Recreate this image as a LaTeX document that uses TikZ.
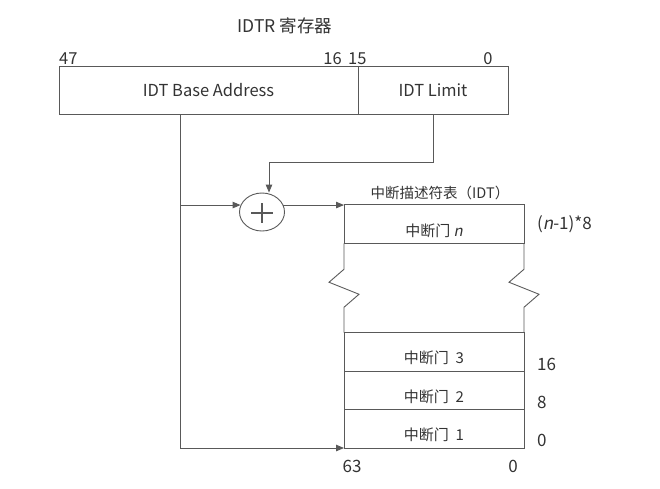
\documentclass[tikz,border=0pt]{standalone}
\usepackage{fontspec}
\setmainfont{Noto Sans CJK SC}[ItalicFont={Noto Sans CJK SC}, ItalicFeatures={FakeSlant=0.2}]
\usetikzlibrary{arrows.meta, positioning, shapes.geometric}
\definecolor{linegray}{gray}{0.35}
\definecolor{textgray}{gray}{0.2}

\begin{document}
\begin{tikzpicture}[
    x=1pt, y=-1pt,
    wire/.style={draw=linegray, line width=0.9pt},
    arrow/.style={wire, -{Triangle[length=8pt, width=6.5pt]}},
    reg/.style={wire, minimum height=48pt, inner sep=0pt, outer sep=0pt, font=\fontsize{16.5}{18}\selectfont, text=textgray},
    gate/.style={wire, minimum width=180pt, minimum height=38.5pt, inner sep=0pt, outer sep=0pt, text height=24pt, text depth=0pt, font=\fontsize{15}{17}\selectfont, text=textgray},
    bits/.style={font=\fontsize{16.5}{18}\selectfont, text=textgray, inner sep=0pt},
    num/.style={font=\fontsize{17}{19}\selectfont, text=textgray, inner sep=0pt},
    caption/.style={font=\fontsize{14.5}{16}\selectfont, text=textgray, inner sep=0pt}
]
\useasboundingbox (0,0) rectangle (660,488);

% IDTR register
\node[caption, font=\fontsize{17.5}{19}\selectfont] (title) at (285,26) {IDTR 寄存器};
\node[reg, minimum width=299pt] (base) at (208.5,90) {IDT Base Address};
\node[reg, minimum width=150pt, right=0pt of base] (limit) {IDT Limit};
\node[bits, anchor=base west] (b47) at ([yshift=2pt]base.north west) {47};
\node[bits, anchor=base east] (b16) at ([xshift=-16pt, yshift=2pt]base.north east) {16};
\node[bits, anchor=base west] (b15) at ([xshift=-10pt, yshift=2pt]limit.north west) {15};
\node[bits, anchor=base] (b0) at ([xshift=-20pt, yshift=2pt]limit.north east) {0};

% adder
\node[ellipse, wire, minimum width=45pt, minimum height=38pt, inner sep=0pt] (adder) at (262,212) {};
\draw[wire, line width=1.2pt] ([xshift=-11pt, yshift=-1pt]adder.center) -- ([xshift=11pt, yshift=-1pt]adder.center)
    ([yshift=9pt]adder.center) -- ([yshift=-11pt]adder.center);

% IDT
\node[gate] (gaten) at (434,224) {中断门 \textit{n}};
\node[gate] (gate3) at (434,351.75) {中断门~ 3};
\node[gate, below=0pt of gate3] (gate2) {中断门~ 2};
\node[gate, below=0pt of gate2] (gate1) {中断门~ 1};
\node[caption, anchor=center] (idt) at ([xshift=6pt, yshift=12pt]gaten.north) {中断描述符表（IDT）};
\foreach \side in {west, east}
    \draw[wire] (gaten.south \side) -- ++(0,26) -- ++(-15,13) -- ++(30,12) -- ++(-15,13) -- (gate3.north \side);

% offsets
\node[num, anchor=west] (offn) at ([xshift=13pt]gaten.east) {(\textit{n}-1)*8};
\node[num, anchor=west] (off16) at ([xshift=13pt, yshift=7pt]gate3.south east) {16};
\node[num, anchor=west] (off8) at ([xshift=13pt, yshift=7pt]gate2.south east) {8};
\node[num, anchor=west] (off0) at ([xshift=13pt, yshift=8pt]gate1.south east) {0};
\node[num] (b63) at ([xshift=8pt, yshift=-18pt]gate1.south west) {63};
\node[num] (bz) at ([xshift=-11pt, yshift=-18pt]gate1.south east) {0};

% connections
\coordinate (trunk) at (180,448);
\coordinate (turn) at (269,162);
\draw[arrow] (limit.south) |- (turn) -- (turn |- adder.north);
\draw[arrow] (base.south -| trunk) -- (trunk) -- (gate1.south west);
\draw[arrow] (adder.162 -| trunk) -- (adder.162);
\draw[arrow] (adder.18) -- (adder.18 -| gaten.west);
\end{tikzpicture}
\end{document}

_ _ _ _ _

▶ _Work instructions_: Repeat only what lies between the start of the data and the end of the line containing "(0,0) rectangle (660,488);", exactly, with pictures left out.

▶ _Worked answer_:
Recreate this image as a LaTeX document that uses TikZ.
\documentclass[tikz,border=0pt]{standalone}
\usepackage{fontspec}
\setmainfont{Noto Sans CJK SC}[ItalicFont={Noto Sans CJK SC}, ItalicFeatures={FakeSlant=0.2}]
\usetikzlibrary{arrows.meta, positioning, shapes.geometric}
\definecolor{linegray}{gray}{0.35}
\definecolor{textgray}{gray}{0.2}

\begin{document}
\begin{tikzpicture}[
    x=1pt, y=-1pt,
    wire/.style={draw=linegray, line width=0.9pt},
    arrow/.style={wire, -{Triangle[length=8pt, width=6.5pt]}},
    reg/.style={wire, minimum height=48pt, inner sep=0pt, outer sep=0pt, font=\fontsize{16.5}{18}\selectfont, text=textgray},
    gate/.style={wire, minimum width=180pt, minimum height=38.5pt, inner sep=0pt, outer sep=0pt, text height=24pt, text depth=0pt, font=\fontsize{15}{17}\selectfont, text=textgray},
    bits/.style={font=\fontsize{16.5}{18}\selectfont, text=textgray, inner sep=0pt},
    num/.style={font=\fontsize{17}{19}\selectfont, text=textgray, inner sep=0pt},
    caption/.style={font=\fontsize{14.5}{16}\selectfont, text=textgray, inner sep=0pt}
]
\useasboundingbox (0,0) rectangle (660,488);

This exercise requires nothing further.